Figure 6 compares the bare cylinder arrangement with and without the textile sleeve (shown in Figure 4) in terms of the drag and lift forces (FD and FL), with the arrangement set at five angles (30°, 45°, 60°, 75°, 90°) of inclination to the wind direction. The corresponding drag and lift coefficients (CD and CL) of these systems are given in Figure 7. Inclination angles below 90° produce greater drag forces than the vertical position, with 75° dominating with the bare cylinder and 60° dominating with the textile sleeve. Very low angles, for example, 30°, yield low drag forces.

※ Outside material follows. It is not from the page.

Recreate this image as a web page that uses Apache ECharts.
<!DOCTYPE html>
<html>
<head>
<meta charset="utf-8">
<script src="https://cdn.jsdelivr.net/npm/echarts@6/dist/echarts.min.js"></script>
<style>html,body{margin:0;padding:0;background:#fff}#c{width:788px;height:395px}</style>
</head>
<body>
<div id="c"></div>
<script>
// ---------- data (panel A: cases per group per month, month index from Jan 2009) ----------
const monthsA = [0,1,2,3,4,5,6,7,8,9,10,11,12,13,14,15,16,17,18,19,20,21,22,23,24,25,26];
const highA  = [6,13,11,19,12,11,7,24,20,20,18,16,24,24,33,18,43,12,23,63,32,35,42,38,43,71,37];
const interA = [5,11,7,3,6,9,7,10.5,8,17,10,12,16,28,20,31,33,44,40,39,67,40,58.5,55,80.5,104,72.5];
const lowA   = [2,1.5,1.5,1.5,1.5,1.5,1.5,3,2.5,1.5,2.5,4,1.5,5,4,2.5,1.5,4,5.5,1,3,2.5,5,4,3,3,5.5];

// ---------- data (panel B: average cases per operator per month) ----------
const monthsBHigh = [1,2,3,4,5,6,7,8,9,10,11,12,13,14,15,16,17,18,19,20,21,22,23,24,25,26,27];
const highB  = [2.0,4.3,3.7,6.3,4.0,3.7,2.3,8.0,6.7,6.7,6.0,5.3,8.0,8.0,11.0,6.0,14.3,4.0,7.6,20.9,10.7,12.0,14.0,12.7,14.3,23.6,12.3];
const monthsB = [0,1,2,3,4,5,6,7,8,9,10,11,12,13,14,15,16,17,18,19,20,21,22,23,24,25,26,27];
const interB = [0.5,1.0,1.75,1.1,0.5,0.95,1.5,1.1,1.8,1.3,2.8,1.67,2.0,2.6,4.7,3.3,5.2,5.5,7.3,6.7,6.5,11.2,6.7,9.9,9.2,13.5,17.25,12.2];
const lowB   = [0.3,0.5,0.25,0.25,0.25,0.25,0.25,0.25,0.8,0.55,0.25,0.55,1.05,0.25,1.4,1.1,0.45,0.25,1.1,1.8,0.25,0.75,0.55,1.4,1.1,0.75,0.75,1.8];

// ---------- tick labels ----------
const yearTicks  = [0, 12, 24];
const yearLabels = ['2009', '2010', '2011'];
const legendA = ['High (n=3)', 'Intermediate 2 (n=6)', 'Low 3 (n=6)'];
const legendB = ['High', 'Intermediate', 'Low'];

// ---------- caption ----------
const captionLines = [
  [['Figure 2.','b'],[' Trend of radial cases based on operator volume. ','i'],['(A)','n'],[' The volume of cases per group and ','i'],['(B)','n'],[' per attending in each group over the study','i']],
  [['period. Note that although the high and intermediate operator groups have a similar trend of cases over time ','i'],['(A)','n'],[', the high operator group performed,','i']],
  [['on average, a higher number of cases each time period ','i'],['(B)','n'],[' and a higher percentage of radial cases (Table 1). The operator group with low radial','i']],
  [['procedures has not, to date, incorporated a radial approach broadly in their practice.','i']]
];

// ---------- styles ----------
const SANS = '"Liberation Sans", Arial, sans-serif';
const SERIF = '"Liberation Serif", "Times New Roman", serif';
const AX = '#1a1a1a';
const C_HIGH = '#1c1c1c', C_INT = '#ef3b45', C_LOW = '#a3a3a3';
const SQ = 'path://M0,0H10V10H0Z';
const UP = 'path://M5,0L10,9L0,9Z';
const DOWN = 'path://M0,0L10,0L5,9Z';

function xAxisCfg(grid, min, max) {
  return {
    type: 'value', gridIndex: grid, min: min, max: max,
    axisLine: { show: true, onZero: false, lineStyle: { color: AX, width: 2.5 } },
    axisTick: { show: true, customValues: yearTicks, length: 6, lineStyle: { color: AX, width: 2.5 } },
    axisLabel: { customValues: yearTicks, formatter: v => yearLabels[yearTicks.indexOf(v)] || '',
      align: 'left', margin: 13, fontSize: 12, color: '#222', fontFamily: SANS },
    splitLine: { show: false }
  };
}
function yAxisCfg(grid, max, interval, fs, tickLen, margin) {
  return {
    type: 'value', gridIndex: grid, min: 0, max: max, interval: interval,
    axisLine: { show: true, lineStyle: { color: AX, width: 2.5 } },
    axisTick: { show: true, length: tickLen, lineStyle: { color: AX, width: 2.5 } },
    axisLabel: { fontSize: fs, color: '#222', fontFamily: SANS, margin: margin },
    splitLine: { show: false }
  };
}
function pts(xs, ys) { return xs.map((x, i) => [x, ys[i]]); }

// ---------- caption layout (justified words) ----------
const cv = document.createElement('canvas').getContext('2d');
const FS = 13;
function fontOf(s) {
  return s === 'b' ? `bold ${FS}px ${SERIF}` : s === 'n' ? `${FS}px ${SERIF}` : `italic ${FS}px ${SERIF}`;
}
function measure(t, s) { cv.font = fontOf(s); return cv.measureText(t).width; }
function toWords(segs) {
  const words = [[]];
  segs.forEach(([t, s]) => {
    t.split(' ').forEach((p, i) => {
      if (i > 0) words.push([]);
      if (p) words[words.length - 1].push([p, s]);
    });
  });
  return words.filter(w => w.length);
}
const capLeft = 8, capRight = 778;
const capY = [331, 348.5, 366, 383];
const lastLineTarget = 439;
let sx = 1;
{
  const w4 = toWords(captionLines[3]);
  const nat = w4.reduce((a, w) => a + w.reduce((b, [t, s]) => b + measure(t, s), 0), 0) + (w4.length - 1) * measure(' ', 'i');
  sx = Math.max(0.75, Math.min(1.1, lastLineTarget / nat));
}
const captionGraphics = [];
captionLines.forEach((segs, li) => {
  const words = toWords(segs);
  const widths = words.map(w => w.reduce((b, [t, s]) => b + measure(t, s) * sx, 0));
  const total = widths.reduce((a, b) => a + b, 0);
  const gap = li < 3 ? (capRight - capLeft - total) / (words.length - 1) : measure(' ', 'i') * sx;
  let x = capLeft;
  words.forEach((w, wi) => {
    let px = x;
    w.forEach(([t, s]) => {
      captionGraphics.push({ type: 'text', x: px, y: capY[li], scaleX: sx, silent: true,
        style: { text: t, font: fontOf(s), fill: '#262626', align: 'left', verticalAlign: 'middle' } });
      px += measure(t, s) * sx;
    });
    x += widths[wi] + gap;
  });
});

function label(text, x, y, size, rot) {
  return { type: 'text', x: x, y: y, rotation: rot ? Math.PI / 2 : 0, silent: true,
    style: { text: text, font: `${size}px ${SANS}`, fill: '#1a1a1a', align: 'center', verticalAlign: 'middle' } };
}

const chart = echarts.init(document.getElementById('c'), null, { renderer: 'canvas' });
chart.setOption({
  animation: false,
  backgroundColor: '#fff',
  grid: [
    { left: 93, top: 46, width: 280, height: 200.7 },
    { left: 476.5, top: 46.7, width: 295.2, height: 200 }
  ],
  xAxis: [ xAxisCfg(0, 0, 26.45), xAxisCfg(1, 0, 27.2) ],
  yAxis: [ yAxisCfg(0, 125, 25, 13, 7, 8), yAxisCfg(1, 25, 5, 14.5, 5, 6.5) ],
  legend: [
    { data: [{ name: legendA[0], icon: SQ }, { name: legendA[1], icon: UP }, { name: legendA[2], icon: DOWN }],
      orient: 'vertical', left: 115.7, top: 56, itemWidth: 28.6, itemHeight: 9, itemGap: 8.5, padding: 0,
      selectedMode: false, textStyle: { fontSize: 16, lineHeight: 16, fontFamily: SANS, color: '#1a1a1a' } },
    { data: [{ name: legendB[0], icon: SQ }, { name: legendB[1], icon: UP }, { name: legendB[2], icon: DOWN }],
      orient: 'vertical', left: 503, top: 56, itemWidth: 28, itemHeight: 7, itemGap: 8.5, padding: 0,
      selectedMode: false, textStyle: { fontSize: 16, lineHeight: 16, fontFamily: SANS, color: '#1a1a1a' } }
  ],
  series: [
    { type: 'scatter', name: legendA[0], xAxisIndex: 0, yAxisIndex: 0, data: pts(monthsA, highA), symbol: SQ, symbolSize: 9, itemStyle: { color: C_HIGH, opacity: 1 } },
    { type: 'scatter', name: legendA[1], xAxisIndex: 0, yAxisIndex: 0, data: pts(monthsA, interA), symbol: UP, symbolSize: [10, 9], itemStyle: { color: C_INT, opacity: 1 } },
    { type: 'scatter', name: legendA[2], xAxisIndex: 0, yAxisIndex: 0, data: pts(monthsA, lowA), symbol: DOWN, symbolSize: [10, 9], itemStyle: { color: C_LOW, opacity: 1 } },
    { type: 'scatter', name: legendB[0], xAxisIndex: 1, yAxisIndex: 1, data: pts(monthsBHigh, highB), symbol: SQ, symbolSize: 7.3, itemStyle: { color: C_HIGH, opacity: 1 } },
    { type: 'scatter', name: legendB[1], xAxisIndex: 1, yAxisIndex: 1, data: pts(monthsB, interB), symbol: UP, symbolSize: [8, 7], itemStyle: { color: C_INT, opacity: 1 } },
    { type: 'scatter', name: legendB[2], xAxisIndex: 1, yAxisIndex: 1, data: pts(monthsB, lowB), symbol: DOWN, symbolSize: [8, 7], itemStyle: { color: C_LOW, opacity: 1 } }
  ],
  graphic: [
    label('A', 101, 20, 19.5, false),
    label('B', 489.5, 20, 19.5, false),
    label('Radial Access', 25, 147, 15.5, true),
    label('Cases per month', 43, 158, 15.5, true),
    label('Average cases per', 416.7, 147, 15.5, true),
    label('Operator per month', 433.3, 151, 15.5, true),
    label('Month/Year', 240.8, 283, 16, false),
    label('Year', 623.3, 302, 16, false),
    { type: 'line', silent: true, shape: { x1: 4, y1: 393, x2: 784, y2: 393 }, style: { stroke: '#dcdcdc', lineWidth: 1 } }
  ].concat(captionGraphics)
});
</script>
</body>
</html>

The corresponding drag coefficients clearly show progressive increases in the flow transitions with the textile sleeve where the final transition velocities increase from ∼40 to 50 km/h and finally 55 km/h for 60°, 75°, and 90°. Figure 6(a) shows that the bare cylinder does not exhibit these transitions. The textile surface at 90° produces both the largest reduction in drag coefficient with the transition, as well as the lowest CD in the high velocity region, for example, 70–120 km/h. The respective lift forces in Figure 5(c) and (d) show the increases in lift with lowering the angle of inclination to the wind with textile topology, clearly demonstrating both a larger effect and more systematic changes. Again, the textile surface provides a progressive increase in CL with greater inclination and 45° and 30° having similar values at wind speeds beyond ∼90 km/h.

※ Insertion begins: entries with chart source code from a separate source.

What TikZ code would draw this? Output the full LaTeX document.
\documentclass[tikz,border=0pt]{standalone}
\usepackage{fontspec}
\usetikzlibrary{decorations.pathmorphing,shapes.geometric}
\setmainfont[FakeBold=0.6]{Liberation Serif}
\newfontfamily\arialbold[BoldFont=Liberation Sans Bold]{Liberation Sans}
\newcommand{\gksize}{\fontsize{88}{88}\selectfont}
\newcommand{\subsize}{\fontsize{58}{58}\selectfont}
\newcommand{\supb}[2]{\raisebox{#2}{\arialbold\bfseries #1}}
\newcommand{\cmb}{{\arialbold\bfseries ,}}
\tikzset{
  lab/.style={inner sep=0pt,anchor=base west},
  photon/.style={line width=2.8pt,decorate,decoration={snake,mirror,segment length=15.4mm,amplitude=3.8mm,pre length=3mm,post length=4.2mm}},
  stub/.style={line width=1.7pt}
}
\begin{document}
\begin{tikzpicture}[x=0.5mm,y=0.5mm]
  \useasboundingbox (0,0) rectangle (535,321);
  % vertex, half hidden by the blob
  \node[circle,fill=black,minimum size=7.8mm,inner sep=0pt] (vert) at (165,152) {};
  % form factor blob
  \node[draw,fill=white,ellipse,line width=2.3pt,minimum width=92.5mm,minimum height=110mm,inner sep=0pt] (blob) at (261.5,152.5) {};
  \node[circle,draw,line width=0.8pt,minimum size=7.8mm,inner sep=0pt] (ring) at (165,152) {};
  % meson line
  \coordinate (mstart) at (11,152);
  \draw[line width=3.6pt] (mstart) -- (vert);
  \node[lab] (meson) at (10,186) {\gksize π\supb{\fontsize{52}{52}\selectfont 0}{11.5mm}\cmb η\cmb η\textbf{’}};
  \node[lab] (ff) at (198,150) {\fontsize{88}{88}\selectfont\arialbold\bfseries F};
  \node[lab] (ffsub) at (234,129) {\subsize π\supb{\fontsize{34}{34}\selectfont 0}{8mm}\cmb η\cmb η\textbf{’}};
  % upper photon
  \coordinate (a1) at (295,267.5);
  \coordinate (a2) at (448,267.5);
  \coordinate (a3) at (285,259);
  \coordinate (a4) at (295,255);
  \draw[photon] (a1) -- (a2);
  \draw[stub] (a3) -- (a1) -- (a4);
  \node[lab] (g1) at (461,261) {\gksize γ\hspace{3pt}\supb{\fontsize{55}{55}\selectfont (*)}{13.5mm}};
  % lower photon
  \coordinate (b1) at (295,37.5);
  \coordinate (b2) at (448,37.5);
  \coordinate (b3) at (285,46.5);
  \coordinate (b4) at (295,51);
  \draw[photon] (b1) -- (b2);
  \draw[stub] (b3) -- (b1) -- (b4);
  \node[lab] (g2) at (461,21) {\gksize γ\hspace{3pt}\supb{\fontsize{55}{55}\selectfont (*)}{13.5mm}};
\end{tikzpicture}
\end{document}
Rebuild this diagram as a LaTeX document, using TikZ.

The observed variations in surface texture, including roughness and air permeability, as observed by features shown in microscopic images, can potentially exhibit subtle, yet significant influences on the transitional properties at the boundary layer. It is well recognized that aerodynamic properties play a significant role in many sports garments. Here, we show an instrumental arrangement assembled to study both the aerodynamic drag and lift of sports textiles in a controlled manner that can be correlated to key material parameters, such as surface texture, deformation and air permeability. These studies led to the optimization of the standard cylindrical geometry configurations and methodology for the aerodynamic characterization of textiles at various testing speeds.

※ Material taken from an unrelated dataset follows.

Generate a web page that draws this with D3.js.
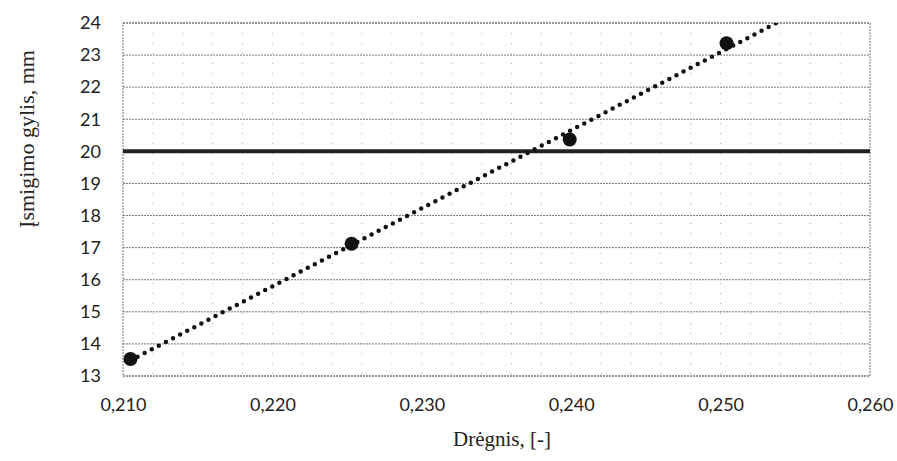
<!DOCTYPE html>
<html>
<head>
<meta charset="utf-8">
<script src="https://cdn.jsdelivr.net/npm/d3@7"></script>
<style>
  body { margin: 0; background: #fff; }
</style>
</head>
<body>
<div id="chart"></div>
<script>
// measured points
const dryness = [0.2105, 0.2253, 0.2399, 0.2504];
const depth = [13.53, 17.12, 20.37, 23.37];
const xTicks = [0.21, 0.22, 0.23, 0.24, 0.25, 0.26];
const yTicks = [13, 14, 15, 16, 17, 18, 19, 20, 21, 22, 23, 24];
const limitDepth = 20;
const trendEnd = 0.256;

const width = 897, height = 461;
const margin = { top: 23, right: 27, bottom: 85, left: 123 };
const w = width - margin.left - margin.right;
const h = height - margin.top - margin.bottom;
const serif = '"Liberation Serif", "DejaVu Serif", serif';

const svg = d3.select('#chart').append('svg')
  .attr('width', width)
  .attr('height', height);

const g = svg.append('g')
  .attr('transform', `translate(${margin.left},${margin.top})`);

const x = d3.scaleLinear().domain([0.21, 0.26]).range([0, w]);
const y = d3.scaleLinear().domain([13, 24]).range([h, 0]);

g.append('clipPath').attr('id', 'plot')
  .append('rect').attr('width', w).attr('height', h);

// minor vertical grid every 0.002
const minor = d3.range(0.212, 0.2599, 0.002);
g.selectAll('.vgrid')
  .data(minor)
  .enter()
  .append('line')
  .attr('class', 'vgrid')
  .attr('x1', (d) => x(d)).attr('x2', (d) => x(d))
  .attr('y1', 0).attr('y2', h)
  .style('stroke', '#aaa')
  .style('stroke-width', 1)
  .style('stroke-dasharray', '1 9');

// horizontal grid
g.selectAll('.hgrid')
  .data(yTicks)
  .enter()
  .append('line')
  .attr('class', 'hgrid')
  .attr('x1', 0).attr('x2', w)
  .attr('y1', (d) => y(d)).attr('y2', (d) => y(d))
  .style('stroke', '#777')
  .style('stroke-width', 1)
  .style('stroke-dasharray', '2 1');

// plot border
g.append('rect')
  .attr('width', w).attr('height', h)
  .style('fill', 'none')
  .style('stroke', '#777')
  .style('stroke-dasharray', '2 1');

// limit line
g.append('line')
  .attr('x1', 0).attr('x2', w)
  .attr('y1', y(limitDepth)).attr('y2', y(limitDepth))
  .style('stroke', '#222')
  .style('stroke-width', 4);

// linear trend
const mx = d3.mean(dryness), my = d3.mean(depth);
const slope = d3.sum(dryness, (d, i) => (d - mx) * (depth[i] - my)) /
  d3.sum(dryness, (d) => (d - mx) * (d - mx));
const icpt = my - slope * mx;
const trend = [dryness[0], trendEnd].map((v) => [v, icpt + slope * v]);

g.append('path')
  .datum(trend)
  .attr('clip-path', 'url(#plot)')
  .attr('d', d3.line().x((d) => x(d[0])).y((d) => y(d[1])))
  .style('fill', 'none')
  .style('stroke', '#111')
  .style('stroke-width', 4.5)
  .style('stroke-linecap', 'round')
  .style('stroke-dasharray', '0 8');

g.selectAll('.pt')
  .data(dryness)
  .enter()
  .append('circle')
  .attr('class', 'pt')
  .attr('cx', (d) => x(d))
  .attr('cy', (d, i) => y(depth[i]))
  .attr('r', 7)
  .style('fill', '#111');

// axes
const xAxis = g.append('g')
  .attr('transform', `translate(0,${h})`)
  .call(d3.axisBottom(x).tickValues(xTicks).tickSize(0).tickPadding(22)
    .tickFormat((d) => d3.format('.3f')(d).replace('.', ',')));
xAxis.select('.domain').remove();

const yAxis = g.append('g')
  .call(d3.axisLeft(y).tickValues(yTicks).tickSize(0).tickPadding(22)
    .tickFormat(d3.format('d')));
yAxis.select('.domain').remove();

g.selectAll('.tick text')
  .attr('font-family', 'Lato, "Open Sans", sans-serif')
  .attr('font-size', 18)
  .attr('fill', '#222');

svg.append('text')
  .attr('x', 502).attr('y', 446)
  .attr('text-anchor', 'middle')
  .attr('font-family', serif)
  .attr('font-size', 21)
  .attr('fill', '#222')
  .text('Drėgnis, [-]');

svg.append('text')
  .attr('transform', 'translate(34,139) rotate(-90)')
  .attr('text-anchor', 'middle')
  .attr('font-family', serif)
  .attr('font-size', 22)
  .attr('fill', '#222')
  .text('Įsmigimo gylis, mm');
</script>
</body>
</html>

When wind speeds are 70 km/h and above, the complete configuration with non-active top and bottom sections is subjected to less end-effects, as shown by the constant CD values across this velocity range; the configuration without the top section gives the least interference to force measurements for the simultaneous study of aerodynamic drag and lift. The presence of a textile sleeve, with a surface topology characterized by weft fibers randomly straggling the regular array of warp bundles, produced a systematic shift in the laminar-to-turbulent flow transition, as seen in the CD plots, as inclination is varied, while aerodynamic lift increased linearly with the inclination angle. This behavior is not seen with the bare cylinder surface. Such a standard cylinder arrangement will be used in further studies evaluating lift and drag characteristics of high-performance sports garment and textile design and construction. Sports engineering studies and materials science thus deepens the understanding of the aerodynamic load contribution (drag and lift) of clothing on competitive athletic performance, and thus on optimal garment design.